It dawned on me last year that I enjoyed my job.
There wasn’t a lightbulb moment or epiphany. Not that I condone any of the next sentence to anyone… but. It was simply a warming feeling that I was checking my emails late in the evening or the weekend and it simply didn’t bother me.
The line between work and life had been blurred whilst both were moving in a positive direction. In life at home, I had long term goal along with several good projects coming to fruition. Work was a more tangible achievement, where I had hit my targets, exceeded them to be precise. Progressed in my leadership skills and generally gained a lot more recognition and respect from my professional peers.
I was on cloud nine. Everything just seemed to lock into place, at some points I thought that I had won the life / work lottery. Work seemed to bring out the best in me and had a glowing positive impact in my life.
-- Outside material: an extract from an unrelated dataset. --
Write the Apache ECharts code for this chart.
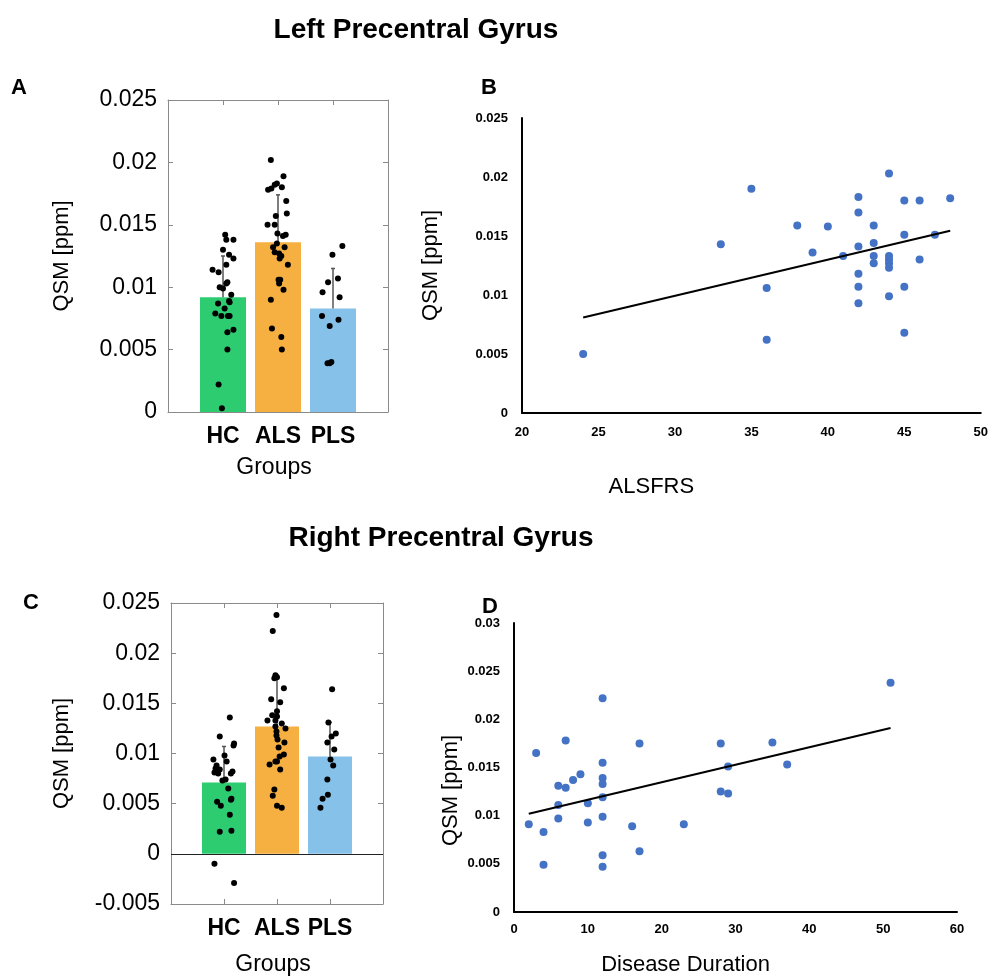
<!DOCTYPE html>
<html>
<head>
<meta charset="utf-8">
<title>QSM Precentral Gyrus</title>
<script src="https://cdn.jsdelivr.net/npm/echarts/dist/echarts.min.js"></script>
<style>
html,body{margin:0;padding:0;background:#fff;}
#chart{width:991px;height:978px;}
</style>
</head>
<body>
<div id="chart"></div>
<script>
var groups = ['HC', 'ALS', 'PLS'];

// A - left precentral gyrus, group means (+sd)
var leftMean = [0.0092, 0.0136, 0.0083];
var leftSd = [0.0033, 0.0038, 0.0032];
var leftHC = [0.0142, 0.0138, 0.0138, 0.0130, 0.0126, 0.0123, 0.0118, 0.0114, 0.0112, 0.0104, 0.0103, 0.0100, 0.0099, 0.0094, 0.0088, 0.0089, 0.0087, 0.0083, 0.0079, 0.0077, 0.0077, 0.0077, 0.0066, 0.0064, 0.0050, 0.0022, 0.0003];
var leftHCJit = [0.04, 0.19, 0.06, 0, 0.11, 0.19, 0.06, -0.19, -0.08, 0.08, 0.06, -0.06, 0, 0.15, 0.12, 0.11, -0.09, 0.03, -0.14, -0.03, 0.09, 0.12, 0.19, 0.08, 0.08, -0.08, -0.02];
var leftALS = [0.0202, 0.0189, 0.0183, 0.0182, 0.0178, 0.0179, 0.0180, 0.0169, 0.0159, 0.0157, 0.0150, 0.0150, 0.0143, 0.0142, 0.0141, 0.0135, 0.0132, 0.0132, 0.0128, 0.0127, 0.0125, 0.0123, 0.0118, 0.0106, 0.0106, 0.0103, 0.0098, 0.0090, 0.0067, 0.0060, 0.0050];
var leftALSJit = [-0.13, 0.10, -0.02, -0.06, -0.18, -0.12, 0.07, 0.15, 0.16, -0.04, -0.06, -0.19, -0.01, 0.14, 0.09, -0.02, -0.09, 0.12, -0.06, 0.02, 0.06, 0.03, 0.18, 0.01, 0.04, 0.02, 0.10, -0.13, -0.11, 0.06, 0.07];
var leftPLS = [0.0133, 0.0126, 0.0107, 0.0104, 0.0096, 0.0092, 0.0077, 0.0074, 0.0069, 0.0039, 0.0039, 0.0040];
var leftPLSJit = [0.17, -0.01, 0.09, -0.09, -0.19, 0.12, -0.20, 0.10, -0.06, -0.10, -0.06, -0.03];

// B - left QSM vs ALSFRS
var alsfrs = [24, 33, 35, 36, 36, 38, 39, 40, 41, 42, 42, 42, 42, 42, 42, 43, 43, 43, 43, 44, 44, 44, 44, 44, 44, 45, 45, 45, 45, 46, 46, 47, 48];
var leftQsm = [0.0050, 0.0143, 0.0190, 0.0106, 0.0062, 0.0159, 0.0136, 0.0158, 0.0133, 0.0183, 0.0170, 0.0141, 0.0118, 0.0107, 0.0093, 0.0159, 0.0144, 0.0133, 0.0127, 0.0203, 0.0133, 0.0130, 0.0127, 0.0123, 0.0099, 0.0180, 0.0151, 0.0107, 0.0068, 0.0180, 0.0130, 0.0151, 0.0182];
var leftTrendX = [24, 48];
var leftTrendY = [0.0081, 0.01545];

// C - right precentral gyrus
var rightMean = [0.0071, 0.0127, 0.0097];
var rightSd = [0.0036, 0.0051, 0.0034];
var rightHC = [0.0136, 0.0117, 0.0110, 0.0108, 0.0098, 0.0094, 0.0092, 0.0088, 0.0085, 0.0084, 0.0081, 0.0080, 0.0082, 0.0080, 0.0073, 0.0074, 0.0065, 0.0052, 0.0048, 0.0055, 0.0054, 0.0039, 0.0022, 0.0023, -0.0010, -0.0029];
var rightHCJit = [0.11, -0.08, 0.19, 0.18, 0.01, -0.20, 0.05, -0.14, -0.16, -0.08, -0.18, -0.11, 0.16, 0.13, -0.03, 0.03, 0.08, -0.13, -0.06, 0.14, 0.13, 0.11, -0.08, 0.14, -0.18, 0.19];
var rightALS = [0.0238, 0.0222, 0.0178, 0.0176, 0.0175, 0.0165, 0.0154, 0.0151, 0.0142, 0.0138, 0.0137, 0.0133, 0.0133, 0.0130, 0.0127, 0.0125, 0.0122, 0.0118, 0.0114, 0.0111, 0.0106, 0.0099, 0.0097, 0.0092, 0.0092, 0.0089, 0.0084, 0.0064, 0.0058, 0.0048, 0.0046];
var rightALSJit = [-0.01, -0.08, -0.03, 0, -0.05, 0.13, -0.11, 0.06, 0, -0.09, 0, -0.18, -0.03, 0.09, -0.03, 0.16, -0.01, -0.01, 0.01, 0.14, 0.03, 0.13, 0.05, -0.03, 0, -0.14, 0.06, -0.05, -0.08, 0, 0.09];
var rightPLS = [0.0164, 0.0131, 0.0120, 0.0117, 0.0111, 0.0104, 0.0094, 0.0088, 0.0074, 0.0059, 0.0055, 0.0046];
var rightPLSJit = [0.04, -0.03, 0.11, 0.03, -0.05, 0.08, 0.01, 0.06, -0.05, -0.04, -0.14, -0.18];

// D - right QSM vs disease duration
var duration = [2, 3, 4, 4, 6, 6, 6, 7, 7, 8, 9, 10, 10, 12, 12, 12, 12, 12, 12, 12, 12, 16, 17, 17, 23, 28, 28, 29, 29, 35, 37, 51];
var rightQsm = [0.0091, 0.0165, 0.0083, 0.0049, 0.0131, 0.0111, 0.0097, 0.0178, 0.0129, 0.0137, 0.0143, 0.0113, 0.0093, 0.0222, 0.0155, 0.0139, 0.0133, 0.0119, 0.0099, 0.0059, 0.0047, 0.0089, 0.0175, 0.0063, 0.0091, 0.0175, 0.0125, 0.0151, 0.0123, 0.0176, 0.0153, 0.0238];
var rightTrendX = [2, 51];
var rightTrendY = [0.0102, 0.0191];

var barColors = ['#2ecc71', '#f5b041', '#85c1e9'];
var dotBlue = '#4472c4';
var boxGrey = '#8a8a8a';
var font = 'Liberation Sans';

function pairs(xs, ys) {
    return xs.map(function (x, i) { return [x, ys[i]]; });
}
function jitter(vals, jit, pos) {
    return vals.map(function (v, i) { return [pos + jit[i], v]; });
}

function errRender(params, api) {
    var x = api.value(0), m = api.value(1), s = api.value(2);
    var a = api.coord([x, m]);
    var b = api.coord([x, m + s]);
    var st = { stroke: '#555', lineWidth: 1.5 };
    return {
        type: 'group',
        children: [
            { type: 'line', shape: { x1: a[0], y1: a[1], x2: b[0], y2: b[1] }, style: st },
            { type: 'line', shape: { x1: b[0] - 2, y1: b[1], x2: b[0] + 2, y2: b[1] }, style: st }
        ]
    };
}

// box axes (matlab style)
function boxX(grid, top, gap) {
    return {
        type: 'value', gridIndex: grid, position: top ? 'top' : 'bottom',
        min: 0, max: 4, interval: 1,
        name: top ? '' : 'Groups', nameLocation: 'middle', nameGap: gap,
        nameTextStyle: { fontSize: 23, fontFamily: font, color: '#000', padding: [0, 8, 0, 0] },
        axisLine: { onZero: false, lineStyle: { color: boxGrey, width: 1 } },
        axisTick: { inside: true, length: 5, lineStyle: { color: boxGrey } },
        axisLabel: {
            show: !top, margin: 13, fontSize: 23, fontWeight: 'bold', fontFamily: font, color: '#000',
            formatter: function (v) { return groups[v - 1] || ''; }
        },
        splitLine: { show: false }
    };
}
function boxY(grid, right, min, gap) {
    return {
        type: 'value', gridIndex: grid, position: right ? 'right' : 'left',
        min: min, max: 0.025, interval: 0.005,
        name: right ? '' : 'QSM [ppm]', nameLocation: 'middle', nameGap: gap,
        nameTextStyle: { fontSize: 22, fontFamily: font, color: '#000' },
        axisLine: { show: true, onZero: false, lineStyle: { color: boxGrey, width: 1 } },
        axisTick: { show: true, inside: true, length: 5, lineStyle: { color: boxGrey } },
        axisLabel: { show: !right, margin: 11, fontSize: 23, fontFamily: font, color: '#000' },
        splitLine: { show: false }
    };
}
// pad shifts the axis name along the axis (right padding moves it back)
function plainAxis(grid, min, max, step, name, gap, margin, pad) {
    return {
        type: 'value', gridIndex: grid, min: min, max: max, interval: step,
        name: name, nameLocation: 'middle', nameGap: gap,
        nameTextStyle: { fontSize: 22, fontFamily: font, color: '#000', padding: [0, pad || 0, 0, 0] },
        axisLine: { show: true, onZero: false, lineStyle: { color: '#000', width: 2 } },
        axisTick: { show: false },
        axisLabel: { margin: margin, fontSize: 13, fontWeight: 'bold', fontFamily: font, color: '#000' },
        splitLine: { show: false }
    };
}

function barSeries(ax, means, zero) {
    var s = {
        type: 'bar', xAxisIndex: ax, yAxisIndex: ax, barWidth: ax === 0 ? 46 : 44,
        data: means.map(function (m, i) { return { value: [i + 1, m], itemStyle: { color: barColors[i] } }; })
    };
    if (zero) {
        s.markLine = {
            silent: true, symbol: 'none', label: { show: false },
            lineStyle: { color: '#222', width: 1, type: 'solid' },
            data: [{ yAxis: 0 }]
        };
    }
    return s;
}
function errSeries(ax, means, sds) {
    return {
        type: 'custom', xAxisIndex: ax, yAxisIndex: ax, renderItem: errRender,
        encode: { x: 0, y: 1 }, z: 3,
        data: means.map(function (m, i) { return [i + 1, m, sds[i]]; })
    };
}
function dotSeries(ax, data) {
    return {
        type: 'scatter', xAxisIndex: ax, yAxisIndex: ax, symbolSize: 6, z: 4,
        itemStyle: { color: '#000', opacity: 1 }, data: data
    };
}

function titleText(text, x, y, size) {
    return {
        type: 'text', x: x, y: y,
        style: {
            text: text, font: 'bold ' + size + 'px "Liberation Sans"', fill: '#000',
            textAlign: 'center', textVerticalAlign: 'middle', align: 'center', verticalAlign: 'middle'
        }
    };
}

var chart = echarts.init(document.getElementById('chart'));
var option = {
    backgroundColor: '#fff',
    animation: false,
    grid: [
        { left: 168, top: 100, width: 220, height: 312 },
        { left: 171, top: 603, width: 212, height: 301 },
        { left: 522, top: 118, width: 463, height: 295 },
        { left: 514, top: 623, width: 443, height: 289 }
    ],
    xAxis: [
        boxX(0, false, 44), boxX(0, true, 0),
        boxX(1, false, 49), boxX(1, true, 0),
        plainAxis(2, 20, 50, 5, 'ALSFRS', 63, 13, 200),
        plainAxis(3, 0, 60, 10, 'Disease Duration', 42, 11, 100)
    ],
    yAxis: [
        boxY(0, false, 0, 95), boxY(0, true, 0, 0),
        boxY(1, false, -0.005, 98), boxY(1, true, -0.005, 0),
        plainAxis(2, 0, 0.025, 0.005, 'QSM [ppm]', 80, 14, 0),
        plainAxis(3, 0, 0.03, 0.005, 'QSM [ppm]', 52, 14, 46)
    ],
    graphic: [
        titleText('Left Precentral Gyrus', 416, 30, 28),
        titleText('Right Precentral Gyrus', 441, 538, 28),
        titleText('A', 19, 88, 22),
        titleText('B', 489, 88, 22),
        titleText('C', 31, 603, 22),
        titleText('D', 490, 607, 22)
    ],
    series: [
        // A
        barSeries(0, leftMean, false),
        errSeries(0, leftMean, leftSd),
        dotSeries(0, jitter(leftHC, leftHCJit, 1)),
        dotSeries(0, jitter(leftALS, leftALSJit, 2)),
        dotSeries(0, jitter(leftPLS, leftPLSJit, 3)),
        // C
        barSeries(2, rightMean, true),
        errSeries(2, rightMean, rightSd),
        dotSeries(2, jitter(rightHC, rightHCJit, 1)),
        dotSeries(2, jitter(rightALS, rightALSJit, 2)),
        dotSeries(2, jitter(rightPLS, rightPLSJit, 3)),
        // B
        { type: 'scatter', xAxisIndex: 4, yAxisIndex: 4, symbolSize: 8, itemStyle: { color: dotBlue, opacity: 1 }, data: pairs(alsfrs, leftQsm) },
        { type: 'line', xAxisIndex: 4, yAxisIndex: 4, symbol: 'none', lineStyle: { color: '#000', width: 2 }, data: pairs(leftTrendX, leftTrendY), z: 3 },
        // D
        { type: 'scatter', xAxisIndex: 5, yAxisIndex: 5, symbolSize: 8, itemStyle: { color: dotBlue, opacity: 1 }, data: pairs(duration, rightQsm) },
        { type: 'line', xAxisIndex: 5, yAxisIndex: 5, symbol: 'none', lineStyle: { color: '#000', width: 2 }, data: pairs(rightTrendX, rightTrendY), z: 3 }
    ]
};
chart.setOption(option);
</script>
</body>
</html>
I felt like everything I touched turned to gold.
Life will always throw ups and downs at you. Reflecting on how you react and respond to these ups and downs will shape your character and build a solid foundation.
The highs were astronomical. However, there were times where there was a permanent rain cloud above my head, I’d ask myself, “This can surely not last forever.” Which as an early 20 year old, I could never come to terms with.
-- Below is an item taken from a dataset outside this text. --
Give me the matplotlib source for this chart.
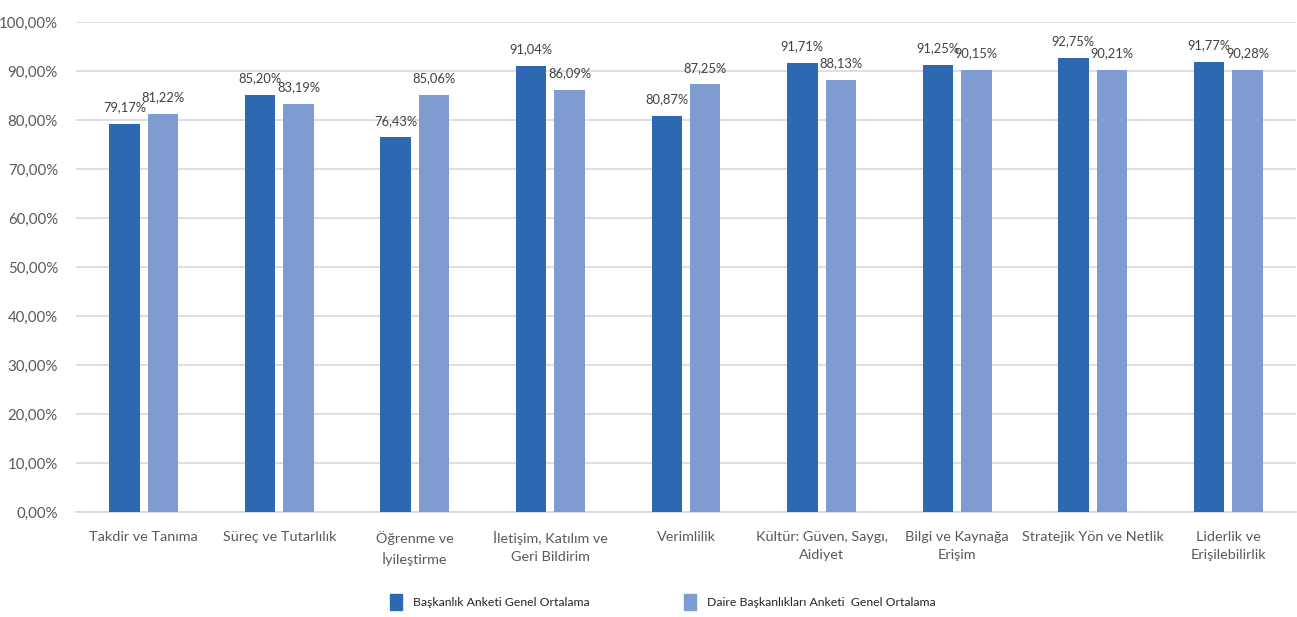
import numpy as np
import matplotlib
matplotlib.use('Agg')
import matplotlib.pyplot as plt
from matplotlib.patches import Patch

plt.rcParams['font.family'] = ['Lato', 'DejaVu Sans']

categories = ["Takdir ve Tanıma", "Süreç ve Tutarlılık", "Öğrenme ve\nİyileştirme",
              "İletişim, Katılım ve\nGeri Bildirim", "Verimlilik",
              "Kültür: Güven, Saygı,\nAidiyet", "Bilgi ve Kaynağa\nErişim",
              "Stratejik Yön ve Netlik", "Liderlik ve\nErişilebilirlik"]
baskanlik = [79.17, 85.20, 76.43, 91.04, 80.87, 91.71, 91.25, 92.75, 91.77]
daire = [81.22, 83.19, 85.06, 86.09, 87.25, 88.13, 90.15, 90.21, 90.28]
series_names = ["Başkanlık Anketi Genel Ortalama", "Daire Başkanlıkları Anketi  Genel Ortalama"]
yticks = np.arange(0, 101, 10)

c_dark = '#2F68B2'
c_light = '#7F9CD0'
txt = '#595959'

fig = plt.figure(figsize=(12.97, 6.17), dpi=100)
ax = fig.add_axes([76/1297, 1 - 512/617, 1220/1297, 490/617])

x = np.arange(len(categories))
w = 0.225
off = 0.142
b1 = ax.bar(x - off, baskanlik, w, color=c_dark, zorder=3)
b2 = ax.bar(x + off, daire, w, color=c_light, zorder=3)

def fmt(v):
    return f"{v:.2f}%".replace('.', ',')

for bars, vals in ((b1, baskanlik), (b2, daire)):
    for r, v in zip(bars, vals):
        ax.text(r.get_x() + r.get_width() / 2, v + 2.2, fmt(v), ha='center', va='bottom',
                fontsize=9.3, color='#404040')

ax.set_xlim(-0.5, len(categories) - 0.5)
ax.set_ylim(0, 100)
ax.set_yticks(yticks)
ax.set_yticklabels([f"{t:.2f}%".replace('.', ',') for t in yticks], fontsize=10.8, color=txt)
ax.set_xticks(x)
ax.set_xticklabels(categories, fontsize=10.4, color=txt, linespacing=1.55, va='top')
ax.tick_params(axis='both', length=0)
ax.tick_params(axis='x', pad=14)
ax.tick_params(axis='y', pad=13)
ax.grid(axis='y', color='#D9D9D9', lw=1.2, zorder=0)
for s in ['top', 'right', 'left']:
    ax.spines[s].set_visible(False)
ax.spines['bottom'].set_color('#D9D9D9')
ax.spines['bottom'].set_linewidth(1.2)

# two legend entries placed separately, like the source layout
for name, col, x0 in ((series_names[0], c_dark, 390), (series_names[1], c_light, 684)):
    fig.legend([Patch(color=col)], [name], loc='center left',
               bbox_to_anchor=(x0/1297, 1 - 602/617), frameon=False, fontsize=8.8,
               handlelength=0.95, handleheight=1.6, handletextpad=0.9,
               labelcolor='#262626', borderpad=0, borderaxespad=0)

fig.savefig('out.png', dpi=100)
More recently, there has been a lot of change in all aspects of my life.
As per my last post, I lost my beloved Mum. A strong hold in my life. She was my all and I think about the loss every single day.
Where life pulls at you, I reflect on work and how that can pull me through. The job I do is built on solid foundations and relationships. I am not afraid to say that I excel at my role and that I am a role model within my team. When someone smothers their ego and tells you that you are doing well, that little part of recognition is just a warm and comforting feeling that you are doing well.
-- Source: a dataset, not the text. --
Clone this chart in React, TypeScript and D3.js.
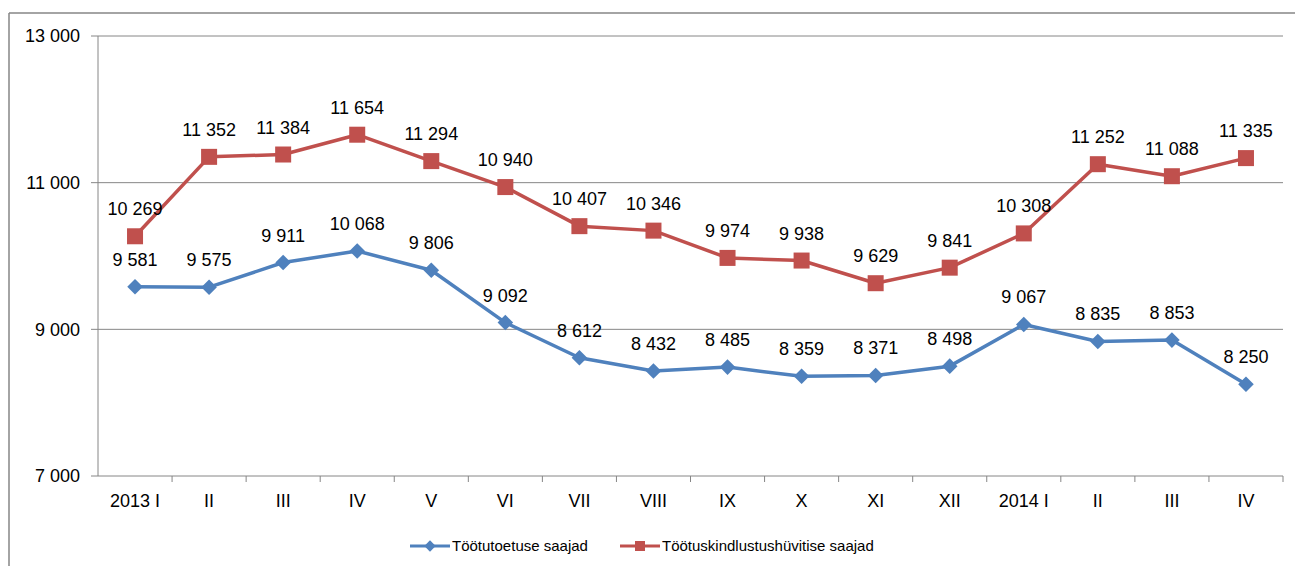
import * as React from 'react';
import { scaleBand, scaleLinear, line } from 'd3';

// kuud / periods
const periods = ['2013 I', 'II', 'III', 'IV', 'V', 'VI', 'VII', 'VIII', 'IX', 'X', 'XI', 'XII', '2014 I', 'II', 'III', 'IV'];
const toetus = [9581, 9575, 9911, 10068, 9806, 9092, 8612, 8432, 8485, 8359, 8371, 8498, 9067, 8835, 8853, 8250];
const kindlustus = [10269, 11352, 11384, 11654, 11294, 10940, 10407, 10346, 9974, 9938, 9629, 9841, 10308, 11252, 11088, 11335];
const yTicks = [7000, 9000, 11000, 13000];

const seriesNames = ['Töötutoetuse saajad', 'Töötuskindlustushüvitise saajad'];
const BLUE = '#4F81BD';
const RED = '#C0504D';
const FONT = '"Liberation Sans", Arial, sans-serif';

const fmt = (v: number) => {
    const s = String(v);
    return s.length > 3 ? s.slice(0, s.length - 3) + ' ' + s.slice(-3) : s;
};

const W = 1295;
const H = 566;
const margin = { top: 36, left: 98, right: 12, bottom: 90 };

const App = () => {
    const plotW = W - margin.left - margin.right;
    const plotH = H - margin.top - margin.bottom;

    const x = scaleBand<string>().domain(periods.map((p, i) => i + '')).range([0, plotW]);
    const y = scaleLinear().domain([7000, 13000]).range([plotH, 0]);
    const cx = (i: number) => (x(i + '') || 0) + x.bandwidth() / 2;

    const path = line<number>().x((d, i) => cx(i)).y(d => y(d));

    return (
        <svg width={W} height={H} style={{ position: 'absolute', left: 0, top: 0, background: 'white' }}>
            {/* outer frame */}
            <line x1={9} x2={W} y1={13} y2={13} stroke="#868686" strokeWidth={1.5} />
            <line x1={9} x2={9} y1={13} y2={H} stroke="#868686" strokeWidth={1.5} />
            <g transform={`translate(${margin.left}, ${margin.top})`} fontFamily={FONT}>
                {yTicks.map(t => (
                    <g key={t}>
                        <line x1={-7} x2={plotW} y1={y(t)} y2={y(t)} stroke="#868686" strokeWidth={1} />
                        <text x={-18} y={y(t)} dy="0.35em" textAnchor="end" fontSize={18} fill="#000">{fmt(t)}</text>
                    </g>
                ))}
                <line x1={0} x2={0} y1={0} y2={plotH} stroke="#868686" />
                {periods.map((p, i) => (
                    <g key={i}>
                        <line x1={(x(i + '') || 0) + x.bandwidth()} x2={(x(i + '') || 0) + x.bandwidth()} y1={plotH} y2={plotH + 6} stroke="#868686" />
                        <text x={cx(i)} y={plotH + 31} textAnchor="middle" fontSize={18} fill="#000">{p}</text>
                    </g>
                ))}

                <path d={path(toetus) || ''} fill="none" stroke={BLUE} strokeWidth={3.5} strokeLinejoin="round" />
                {toetus.map((v, i) => (
                    <rect key={i} x={cx(i) - 5.5} y={y(v) - 5.5} width={11} height={11} fill={BLUE} transform={`rotate(45 ${cx(i)} ${y(v)})`} />
                ))}
                <path d={path(kindlustus) || ''} fill="none" stroke={RED} strokeWidth={3.5} strokeLinejoin="round" />
                {kindlustus.map((v, i) => (
                    <rect key={i} x={cx(i) - 8} y={y(v) - 8} width={16} height={16} fill={RED} />
                ))}

                {toetus.map((v, i) => (
                    <text key={i} x={cx(i)} y={y(v) - 21} textAnchor="middle" fontSize={18} fill="#000">{fmt(v)}</text>
                ))}
                {kindlustus.map((v, i) => (
                    <text key={i} x={cx(i)} y={y(v) - 21} textAnchor="middle" fontSize={18} fill="#000">{fmt(v)}</text>
                ))}
            </g>

            {/* legend */}
            <g fontFamily={FONT} fontSize={15}>
                <line x1={410} x2={450} y1={546} y2={546} stroke={BLUE} strokeWidth={3} />
                <rect x={426} y={542} width={8} height={8} fill={BLUE} transform="rotate(45 430 546)" />
                <text x={452} y={546} dy="0.35em" fill="#000">{seriesNames[0]}</text>
                <line x1={620} x2={660} y1={546} y2={546} stroke={RED} strokeWidth={3} />
                <rect x={635} y={541} width={10} height={10} fill={RED} />
                <text x={662} y={546} dy="0.35em" fill="#000">{seriesNames[1]}</text>
            </g>
        </svg>
    );
};

export default App;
This occasional pat on the back is not something that I actively seek, it’s a nod. It’s a sense check. It’s an approval that you are achieving and taking people with you along the way.
Whether it’s suppliers, colleagues or people I have just met, I always get a buzz in what I currently do.
There is an air of uncertainty within my role currently as my Company is restructuring their organogram on a large scale. However, I agree with this aggressive and drastic move, because I believe in my business leaders and that it will move the business in the right direction to become even greater than it is.
The way I look at it is that it’s simply another stepping stone in my career.
Where I am currently, I realise that I am in a lucky place. A balance between hard work, results and an amazing journey that I am experiencing.
The last two years in this role has flown by. That is purely down to the fact that I feel like somedays I don’t work. Not because I refuse to complete a spreadsheet or run reports or send emails. It’s because everything that I do, doesn’t seem like a chore.
I realise that you can love your job. You can enjoy and make friends at work. You can feel like it’s all good.
Let this be a lesson to all you readers, chase that dream but enjoy the moment.